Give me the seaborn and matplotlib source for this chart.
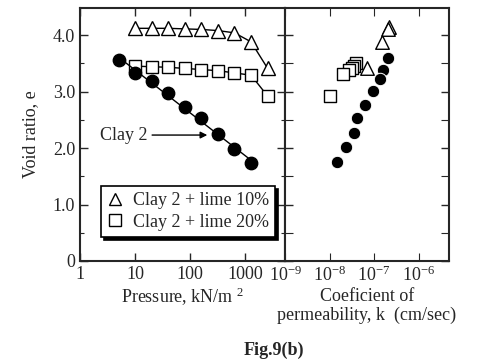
import numpy as np
import pandas as pd
import matplotlib
matplotlib.use("Agg")
import matplotlib.pyplot as plt
import seaborn as sns
from matplotlib.lines import Line2D
from matplotlib.ticker import LogLocator, FixedLocator, NullFormatter, MultipleLocator

# ---------------- data ----------------
pressure = [5, 10, 20, 40, 80, 160, 320, 640, 1280]
e_clay2 = [3.56, 3.33, 3.19, 2.97, 2.73, 2.53, 2.25, 1.98, 1.73]
p_lime = [10, 20, 40, 80, 160, 320, 640, 1280, 2560]
e_lime10 = [4.12, 4.12, 4.12, 4.11, 4.10, 4.08, 4.04, 3.88, 3.41]
e_lime20 = [3.45, 3.44, 3.43, 3.41, 3.39, 3.37, 3.33, 3.29, 2.92]

k_clay2 = [2.0e-7, 1.62e-7, 1.38e-7, 9.5e-8, 6.3e-8, 4.1e-8, 3.5e-8, 2.3e-8, 1.45e-8]
ek_clay2 = [3.59, 3.38, 3.22, 3.01, 2.76, 2.53, 2.27, 2.02, 1.75]
k_lime10 = [2.2e-7, 2.0e-7, 1.5e-7, 6.9e-8]
ek_lime10 = [4.14, 4.11, 3.88, 3.42]
k_lime20 = [3.9e-8, 3.5e-8, 3.2e-8, 2.7e-8, 2.0e-8, 1.0e-8]
ek_lime20 = [3.50, 3.46, 3.42, 3.38, 3.31, 2.92]

labels = ["Clay 2 + lime 10%", "Clay 2 + lime 20%"]
xtick_p = [1, 10, 100, 1000]
xtick_k = [1e-9, 1e-8, 1e-7, 1e-6]

# ---------------- style ----------------
sns.set_style("ticks")
plt.rcParams["font.family"] = ["Liberation Serif", "DejaVu Serif"]
plt.rcParams["mathtext.fontset"] = "custom"
plt.rcParams["mathtext.rm"] = "Liberation Serif"
plt.rcParams["mathtext.it"] = "Liberation Serif:italic"

fig = plt.figure(figsize=(4.85, 3.63), dpi=100)
axL = fig.add_axes([0.165, 0.281, 0.4227, 0.697])
axR = fig.add_axes([0.5877, 0.281, 0.338, 0.697], sharey=axL)

ms = 8
open_kw = dict(markerfacecolor="white", markeredgecolor="black", markeredgewidth=1.0)

# ---- left panel ----
df_c = pd.DataFrame({"p": pressure, "e": e_clay2})
df_l = pd.DataFrame({"p": p_lime, "e10": e_lime10, "e20": e_lime20})
axL.set_xscale("log")
sns.lineplot(data=df_l, x="p", y="e10", ax=axL, color="black", lw=1.0,
             marker="^", markersize=ms + 1.5, **open_kw)
sns.lineplot(data=df_l, x="p", y="e20", ax=axL, color="black", lw=1.0,
             marker="s", markersize=ms, **open_kw)
sns.regplot(data=df_c, x="p", y="e", ax=axL, logx=True, ci=None, truncate=True,
            color="black", scatter_kws=dict(s=80, color="black", alpha=1, zorder=3),
            line_kws=dict(lw=1.0, color="black"))
axL.set_xlim(1, 5300)
axL.set_ylim(0, 4.48)
axL.xaxis.set_major_locator(FixedLocator(xtick_p))
axL.xaxis.set_minor_locator(LogLocator(base=10, subs=np.arange(2, 10)))
axL.xaxis.set_minor_formatter(NullFormatter())
axL.set_xticklabels([str(v) for v in xtick_p])
axL.set_yticks([0, 1, 2, 3, 4])
axL.yaxis.set_minor_locator(MultipleLocator(0.5))
axL.set_yticklabels(["0", "1.0", "2.0", "3.0", "4.0"])
axL.tick_params(which="both", direction="in", top=True, right=True, labelsize=13)
axL.tick_params(which="major", length=6, width=1)
axL.tick_params(which="minor", length=3, width=0.8)
axL.set_xlabel("Pressure, kN/m $^{2}$", fontsize=13, labelpad=2)
axL.set_ylabel("Void ratio, e", fontsize=13, labelpad=10)
axL.annotate("Clay 2", xy=(205, 2.23), xytext=(2.3, 2.23), ha="left", va="center",
             fontsize=13, arrowprops=dict(arrowstyle="-|>", color="black", lw=1.0,
                                          mutation_scale=10, shrinkA=1, shrinkB=0))
for s in axL.spines.values():
    s.set_linewidth(1.5)

# ---- right panel ----
axR.set_xscale("log")
sns.scatterplot(x=k_clay2, y=ek_clay2, ax=axR, color="black", s=80, zorder=3)
sns.scatterplot(x=k_lime20, y=ek_lime20, ax=axR, marker="s", s=75,
                facecolor="white", edgecolor="black", linewidth=1.0)
sns.scatterplot(x=k_lime10, y=ek_lime10, ax=axR, marker="^", s=95,
                facecolor="white", edgecolor="black", linewidth=1.0)
axR.set_xlim(1e-9, 10 ** -5.32)
axR.xaxis.set_major_locator(FixedLocator(xtick_k))
axR.xaxis.set_minor_locator(FixedLocator([]))
axR.set_xticklabels([r"$10^{-9}$", r"$10^{-8}$", r"$10^{-7}$", r"$10^{-6}$"])
axR.tick_params(axis="y", which="both", left=True, labelleft=False,
                direction="in", right=True)
axR.tick_params(axis="y", which="major", length=6, width=1)
axR.tick_params(axis="y", which="minor", length=6, width=0.8)
axR.tick_params(axis="x", which="both", direction="in", top=True, length=6, labelsize=13)
axR.set_xlabel("Coeficient of\npermeability, k  (cm/sec)", fontsize=13,
               labelpad=2, linespacing=1.15)
for s in axR.spines.values():
    s.set_linewidth(1.5)

# ---- legend ----
handles = [Line2D([], [], ls="none", marker="^", markersize=8, **open_kw),
           Line2D([], [], ls="none", marker="s", markersize=8, **open_kw)]
leg = fig.legend(handles, labels, loc="lower left", bbox_to_anchor=(0.19, 0.322),
                 fontsize=13, frameon=True, fancybox=False, framealpha=1,
                 edgecolor="black", handlelength=0.8, handletextpad=0.6,
                 borderpad=0.35, labelspacing=0.25,
                 shadow={"color": "black", "alpha": 1, "ox": 2, "oy": -2})
leg.get_frame().set_linewidth(1.2)

fig.text(0.565, 0.035, "Fig.9(b)", ha="center", va="center", fontsize=13,
         fontweight="bold")

fig.savefig("out.png", dpi=100)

▶ **Task statement**
Write the material out again exactly as it appears, dropping the pictures.

▶ **Reply**
Give me the seaborn and matplotlib source for this chart.
import numpy as np
import pandas as pd
import matplotlib
matplotlib.use("Agg")
import matplotlib.pyplot as plt
import seaborn as sns
from matplotlib.lines import Line2D
from matplotlib.ticker import LogLocator, FixedLocator, NullFormatter, MultipleLocator

# ---------------- data ----------------
pressure = [5, 10, 20, 40, 80, 160, 320, 640, 1280]
e_clay2 = [3.56, 3.33, 3.19, 2.97, 2.73, 2.53, 2.25, 1.98, 1.73]
p_lime = [10, 20, 40, 80, 160, 320, 640, 1280, 2560]
e_lime10 = [4.12, 4.12, 4.12, 4.11, 4.10, 4.08, 4.04, 3.88, 3.41]
e_lime20 = [3.45, 3.44, 3.43, 3.41, 3.39, 3.37, 3.33, 3.29, 2.92]

k_clay2 = [2.0e-7, 1.62e-7, 1.38e-7, 9.5e-8, 6.3e-8, 4.1e-8, 3.5e-8, 2.3e-8, 1.45e-8]
ek_clay2 = [3.59, 3.38, 3.22, 3.01, 2.76, 2.53, 2.27, 2.02, 1.75]
k_lime10 = [2.2e-7, 2.0e-7, 1.5e-7, 6.9e-8]
ek_lime10 = [4.14, 4.11, 3.88, 3.42]
k_lime20 = [3.9e-8, 3.5e-8, 3.2e-8, 2.7e-8, 2.0e-8, 1.0e-8]
ek_lime20 = [3.50, 3.46, 3.42, 3.38, 3.31, 2.92]

labels = ["Clay 2 + lime 10%", "Clay 2 + lime 20%"]
xtick_p = [1, 10, 100, 1000]
xtick_k = [1e-9, 1e-8, 1e-7, 1e-6]

# ---------------- style ----------------
sns.set_style("ticks")
plt.rcParams["font.family"] = ["Liberation Serif", "DejaVu Serif"]
plt.rcParams["mathtext.fontset"] = "custom"
plt.rcParams["mathtext.rm"] = "Liberation Serif"
plt.rcParams["mathtext.it"] = "Liberation Serif:italic"

fig = plt.figure(figsize=(4.85, 3.63), dpi=100)
axL = fig.add_axes([0.165, 0.281, 0.4227, 0.697])
axR = fig.add_axes([0.5877, 0.281, 0.338, 0.697], sharey=axL)

ms = 8
open_kw = dict(markerfacecolor="white", markeredgecolor="black", markeredgewidth=1.0)

# ---- left panel ----
df_c = pd.DataFrame({"p": pressure, "e": e_clay2})
df_l = pd.DataFrame({"p": p_lime, "e10": e_lime10, "e20": e_lime20})
axL.set_xscale("log")
sns.lineplot(data=df_l, x="p", y="e10", ax=axL, color="black", lw=1.0,
             marker="^", markersize=ms + 1.5, **open_kw)
sns.lineplot(data=df_l, x="p", y="e20", ax=axL, color="black", lw=1.0,
             marker="s", markersize=ms, **open_kw)
sns.regplot(data=df_c, x="p", y="e", ax=axL, logx=True, ci=None, truncate=True,
            color="black", scatter_kws=dict(s=80, color="black", alpha=1, zorder=3),
            line_kws=dict(lw=1.0, color="black"))
axL.set_xlim(1, 5300)
axL.set_ylim(0, 4.48)
axL.xaxis.set_major_locator(FixedLocator(xtick_p))
axL.xaxis.set_minor_locator(LogLocator(base=10, subs=np.arange(2, 10)))
axL.xaxis.set_minor_formatter(NullFormatter())
axL.set_xticklabels([str(v) for v in xtick_p])
axL.set_yticks([0, 1, 2, 3, 4])
axL.yaxis.set_minor_locator(MultipleLocator(0.5))
axL.set_yticklabels(["0", "1.0", "2.0", "3.0", "4.0"])
axL.tick_params(which="both", direction="in", top=True, right=True, labelsize=13)
axL.tick_params(which="major", length=6, width=1)
axL.tick_params(which="minor", length=3, width=0.8)
axL.set_xlabel("Pressure, kN/m $^{2}$", fontsize=13, labelpad=2)
axL.set_ylabel("Void ratio, e", fontsize=13, labelpad=10)
axL.annotate("Clay 2", xy=(205, 2.23), xytext=(2.3, 2.23), ha="left", va="center",
             fontsize=13, arrowprops=dict(arrowstyle="-|>", color="black", lw=1.0,
                                          mutation_scale=10, shrinkA=1, shrinkB=0))
for s in axL.spines.values():
    s.set_linewidth(1.5)

# ---- right panel ----
axR.set_xscale("log")
sns.scatterplot(x=k_clay2, y=ek_clay2, ax=axR, color="black", s=80, zorder=3)
sns.scatterplot(x=k_lime20, y=ek_lime20, ax=axR, marker="s", s=75,
                facecolor="white", edgecolor="black", linewidth=1.0)
sns.scatterplot(x=k_lime10, y=ek_lime10, ax=axR, marker="^", s=95,
                facecolor="white", edgecolor="black", linewidth=1.0)
axR.set_xlim(1e-9, 10 ** -5.32)
axR.xaxis.set_major_locator(FixedLocator(xtick_k))
axR.xaxis.set_minor_locator(FixedLocator([]))
axR.set_xticklabels([r"$10^{-9}$", r"$10^{-8}$", r"$10^{-7}$", r"$10^{-6}$"])
axR.tick_params(axis="y", which="both", left=True, labelleft=False,
                direction="in", right=True)
axR.tick_params(axis="y", which="major", length=6, width=1)
axR.tick_params(axis="y", which="minor", length=6, width=0.8)
axR.tick_params(axis="x", which="both", direction="in", top=True, length=6, labelsize=13)
axR.set_xlabel("Coeficient of\npermeability, k  (cm/sec)", fontsize=13,
               labelpad=2, linespacing=1.15)
for s in axR.spines.values():
    s.set_linewidth(1.5)

# ---- legend ----
handles = [Line2D([], [], ls="none", marker="^", markersize=8, **open_kw),
           Line2D([], [], ls="none", marker="s", markersize=8, **open_kw)]
leg = fig.legend(handles, labels, loc="lower left", bbox_to_anchor=(0.19, 0.322),
                 fontsize=13, frameon=True, fancybox=False, framealpha=1,
                 edgecolor="black", handlelength=0.8, handletextpad=0.6,
                 borderpad=0.35, labelspacing=0.25,
                 shadow={"color": "black", "alpha": 1, "ox": 2, "oy": -2})
leg.get_frame().set_linewidth(1.2)

fig.text(0.565, 0.035, "Fig.9(b)", ha="center", va="center", fontsize=13,
         fontweight="bold")

fig.savefig("out.png", dpi=100)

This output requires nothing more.